Os preços lá na aldeia ainda não estão alarmantes. Aparentemente, índio ainda não entende de dólar e desconfia da inflação, pensando que se trata de mais um truque da civilização branca para embromar a tribo. Eu podia ter levado papagaios, remo, pirarucu e penas coloridas por uma ninharia e, embora não esteja a par do preço desses importantes itens no mercado, acredito que não estaria sendo roubado.
O diabo é que não teria o que fazer com tais e tamanhas preciosidades. Deixei-as com seus legítimos donos. Só então, já mais para o interior da aldeia, tomei conhecimento de verdadeiros índios de pele, carne, osso, penas e folhagens.
Eles realizavam uma cerimônia qualquer. Cada atalho que levava ao centro da aldeia tinha dois caras vestidos da cabeça aos pés com enormes palhas, uma fantasia que nem o Joãosinho Trinta, em seus melhores momentos, teria coragem e imaginação para bolar. Andavam de dois em dois, no mesmo ritmo, emitindo um som que mais parecia um grunhido de dor. Ignoraram a presença do branco e continuaram na deles.
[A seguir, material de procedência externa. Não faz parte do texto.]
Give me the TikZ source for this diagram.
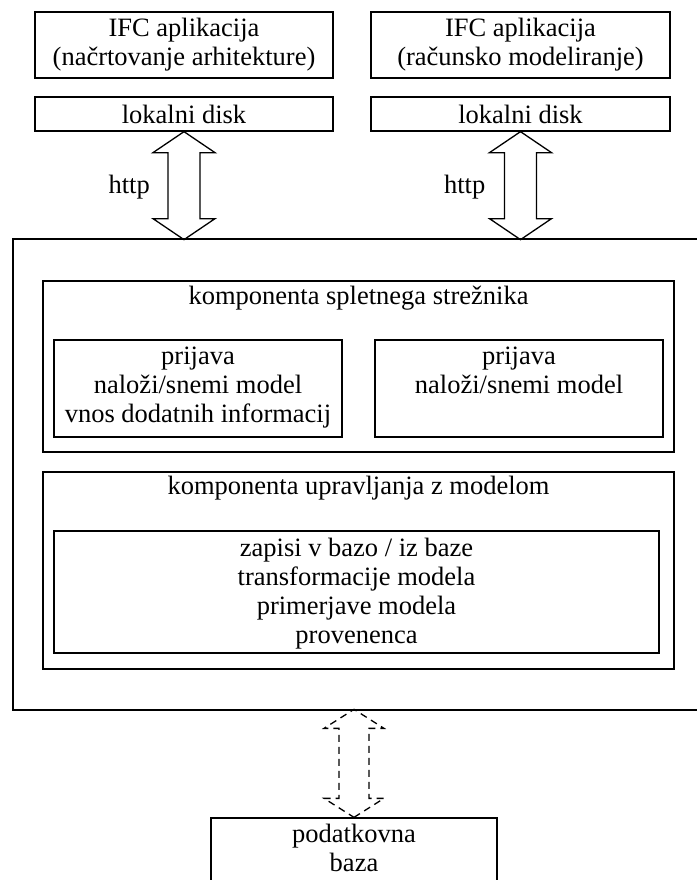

De outros atalhos, de tempos em tempos, surgiam outras duplas igualmente vestidas e grunhindo o mesmo grito de dor. Iam e vinham cadencialmente, andavam e recuavam, esconjurando os maus espíritos da floresta.
Não, não era bem isso. Quando todos os atalhos estavam ocupados, descobri a razão de tantos grunhidos e passinhos pra frente e pra trás. Três índias adolescentes, 15 anos no máximo, faziam sua cerimônia de iniciação, elas estavam vestidas sumariamente, uma pequena tanga feita de saco de linhagem, cobrindo apenas a parte da frente -e mal.
Traziam flores nas mãos, a cabeça baixa, olhando o chão. As pernas pintadas, as coxas nuas, queimadas pelo sol da floresta. Os seios também nus -e não vou cair no lugar-comum de elogiar os seios de adolescentes índias. Elas estavam sérias, concentradas, olhos baixos, movendo os pulsos ao ritmo dos grunhidos que os machos emitiam -menos o macho que era eu, meio engasgado diante daquele espetáculo que -confesso- nem no Lido de Paris, nem no Quarteirão dos Prazeres de Hamburgo, vi igual, e tão emocionante.
Lentamente, duas delas passaram rente a mim. Eu sabia que elas estavam inteiramente nuas na parte de trás e, por um momento, pensei em cometer a ação tão nobre do carioca quando vê mulher boa: virar o rosto e avaliar aquela região que é considerada absoluta preferência nacional.
Súbito me lembrei da advertência que me fizeram: aqueles índios ainda usavam flechas envenenadas para mostrar desagrados guerreiros e lavar ofensas morais. Imaginei que, de alguma árvore, haveria índios tomando conta daquelas donzelas e fiscalizando o branco que invadira tão sagrado território. Eu me compenetrei como se estivesse numa igreja, num velório. Não ficaria bem à minha posteridade morrer flechado por um comportamento indecente, embora, no fundo de mim mesmo, eu me perdoasse.